Another example of extremal monoid is greatest common divisor, or gcd, which has a terminal value of 1.

I don't understand the difference between extremal and terminal.

They look the same to me from your description

How about times on int8? The identity value is 1 and the 'terminal value' (my terminology) is zero. Isn't that also an extremal monoid?

Your definition of extremal:

Suppose we reduce a set of values S = {s_0, s_1, ...} with a monoid op and get the result x. x is "extremal" if op(x, s_i) == x for all s_i in S.

is the same as my definition of a terminal monoid, whose terminal value is x.

Perhaps. My definition isn't strict/complete yet (note I didn't say iff). I want to exclude nan for e.g. times on FP. nan as a terminal value satisfies the definition above if nan is in the set of values S.

Maybe I should change my definition of extremal to say that that property should hold for all possible sets S.

Having a terminal value seems weaker--what if there is a sentinel value like nan, or a terminal value such as 0 for times like you mentioned?

But for all possible sets, the terminal value x has that same property as your extremal value.

Technically, the PLUS monoid on FP32 is terminal, with the terminal value of NAN, but it's not worth exploiting since it would be rare in practice, so I ignore it.

Are you wanting to place all the elements in the domain in some kind of order? First, second 3rd, ....last, where " < " can be applied, first < 2nd < 3rd < ... < last, and where "first" is the identity and "last" is the terminal value? Or visa versa?

That would be fine for some data types but not all (complex numbers cannot be ordered).

For the NAN terminal value of PLUS on FP32, you cannot say that NAN appears anywhere in the order of all possible 2^32 floating point values: -INF, -INF+eps, ..., 0, eps, .... , +INF.

But for all possible sets, the terminal value x has that same property as your extremal value.

No it doesn't. By my construction, x is the result of reducing a set S with a monoid. This is not necessarily the terminal value, which we can call t. If t is contained within the set S, then x will be t.

Are you wanting to place all the elements in the domain in some kind of order?

No, that shouldn't be necessary.

Here's an example of what I want: when reducing a symmetric matrix, I want to know if I can get the same result by e.g. reducing just the lower triangle. This is coming up a fair amount for computing and caching properties in graphblas-algorithms (so this may someday be useful for LAGraph too).

Oh, I see.
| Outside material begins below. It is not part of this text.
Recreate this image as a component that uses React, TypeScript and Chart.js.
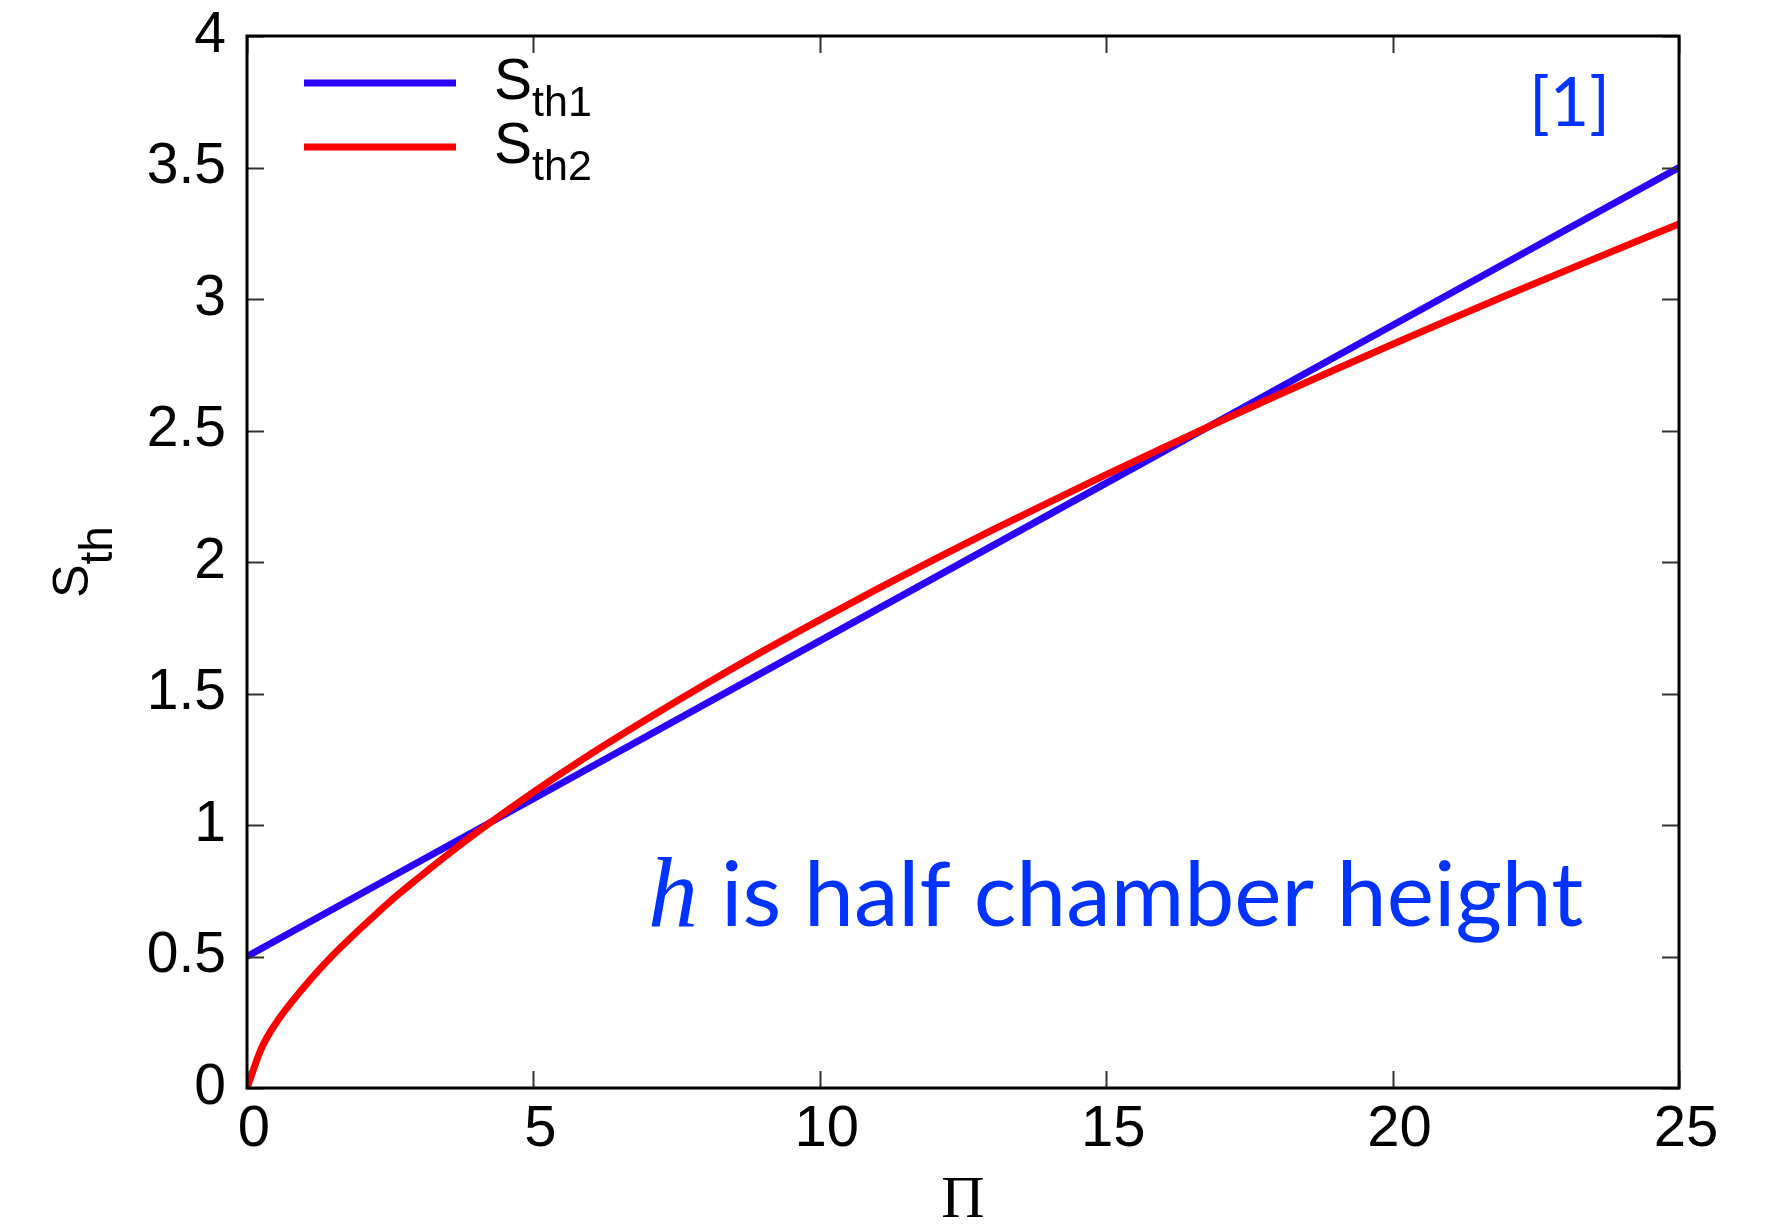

Then you want to know if a monoid has the form "given a set S, pick one of the items, and that's the result of applying the monoid to reduce that set S to a scalar"?

So the PLUS or TIMES monoid would not have that property. MIN and MAX would. I guess boolean AND and OR would too. The bitwise BAND and BOR would not have this property.
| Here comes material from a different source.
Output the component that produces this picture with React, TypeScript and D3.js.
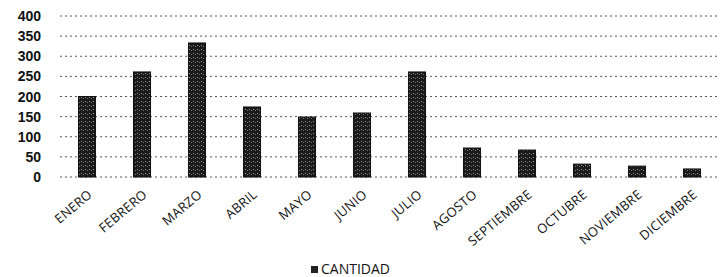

I don't understand why "extremal" is the word to use since to me that implies something else.

Is that the property you're looking for?

I think that's close. I would like to include BAND and BOR though, which means the result x does not need to appear in the set S.

heh, okay, so maybe this isn't the most intuitive property. I'll just special-case what I want in graphblas-algorithms for now, and we'll see how that goes.

Thanks for chiming in @DrTimothyAldenDavis.

Let me try a different explanation that is closer to what I actually want this for.

A monoid op is "foo" (the property I want to name) if reducing any nonempty set S with unique values gives the same result as reducing a multiset that contains the same elements as S but with arbitrary multiplicity. For example, S = {a, b, c}, MS = {a, a, b, b, b, c}, and op.reduce(S) == op.reduce(MS).

I see. Then it would hold for the MAX, MIN, LAND, LOR, BAND, BOR, moniods, and ANY if you like (why not ... the definition of ANY would be fine with that since the set of choices are the same).

It would not hold for PLUS, TIMES, LXOR, BXOR, LXNOR, BXNOR monoids.

I don't know what the name "foo" would be, but "extremal" would be confusing.

This categorization seems most useful on your side, not inside GraphBLAS, since I can't detect this condition (that I'm reducing a set with duplicates in it). I don't keep track of whether or not my matrices are symmetric for example.

I DO keep track of the iso property, and exploit it heavily for all monoids, semirings, and binary ops. In particular, reducing a matrix with N entries to a scalar takes O(log N) time, for any monoid (with "foo" property or not):
https://github.com/DrTimothyAldenDavis/GraphBLAS/blob/stable/Source/GB_iso_reduce_worker.c

That's a very special set where all the values are identical (n copies of the value a). Some monoids (those that are "foo") could do that in O(1) time, but O(log(N)) is fast enough, and the method works for all monoids, even user-defined ones.

Yeah, I agree "extremal" is a terrible name.

I believe is_idempotent is the property I'm looking for. An idempotent monoid is one for which op(x, x) == x for all possible x. This is related to the common meaning of idempotency, which is f(f(x)) == f(x): we can define f(x) := op(x, x), so f(f(x)) == f(x) is indeed true when op is an idempotent monoid.